De l'autre côté du conflit, le style de Zelensky fait écho à un autre modèle culturel, philosophique et politique de leadership. Ses expériences passées dans les arts, la comédie et le droit sont autant de caractéristiques typiques du "roi philosophe" de Platon, qui possède une connaissance approfondie de la condition humaine. De même, son talent d'orateur correspond à la description de Max Weber du leader charismatique qui inspire les autres par la communication expressive des émotions, des valeurs et des appels aux armes.
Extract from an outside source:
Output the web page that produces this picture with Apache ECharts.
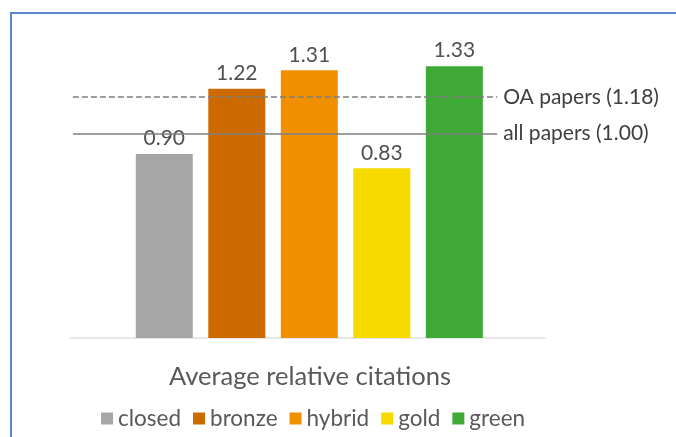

Dans nos études interculturelles, nous avons constaté que les leaders non-coercitifs sont souvent décrits comme ayant de l'humilité, maniant les bons mots et faisant preuve de charisme. Ces traits se regroupent avec d'autres talents prosociaux, comme être capable de prendre les bonnes décisions au bon moment, le fait d'être culturellement progressiste ou encore faisant la promotion de l'équité. Ces qualités semblent susceptibles d'accroître le pouvoir des appels à l'aide internationale de Zelensky, dans la mesure où les populations de toutes les cultures préfèrent généralement soutenir ce type de leader.
Se méfier des perspectives binaires
Compte tenu de leurs différences extrêmes, il serait tentant de situer Poutine et Zelensky à l'une ou l'autre extrémité du spectre domination-prestige et de classer leurs styles de leadership comme nettement distincts. Cependant, l'ethnographie nous apprend à nous méfier des perspectives binaires. Dans toutes les cultures, les traits associés à la domination ou au prestige se chevauchent souvent. La force physique ou symbolique n'est pas seulement utile pour contraindre les faibles, elle peut aussi être utilisée pour générer et distribuer des avantages économiques, gagner la loyauté et le respect. La bravoure est liée à l'agressivité, à la coercition et à la domination, notamment dans les contextes militaires, mais elle est également associée à la défense, aux valeurs morales et à l'investissement prosocial. Les dirigeants prestigieux servent souvent de modèles culturels et Zelensky est rapidement devenu un symbole de la résilience ukrainienne, décernant des médailles de la bravoure aux soldats blessés, au personnel médical et à d'autres héros nationaux.
Ce conflit est un excellent exemple de l'importance du leadership. Même dans nos sociétés aux multiples facettes, dotées de gouvernements et de procédures administratives, les décisions d'un seul individu peuvent avoir des ramifications mondiales, en particulier lorsque cet individu siège au sommet d'un gouvernement autoritaire. Mais les leaders peuvent aussi inspirer, susciter l'empathie, créer des liens émotionnels et générer de la générosité. Mon espoir est qu'une meilleure compréhension de notre psychologie et de notre riche diversité culturelle puisse guider nos sociétés vers de meilleur leaders.
Article paru dans La Tribune le 1er avril 2022.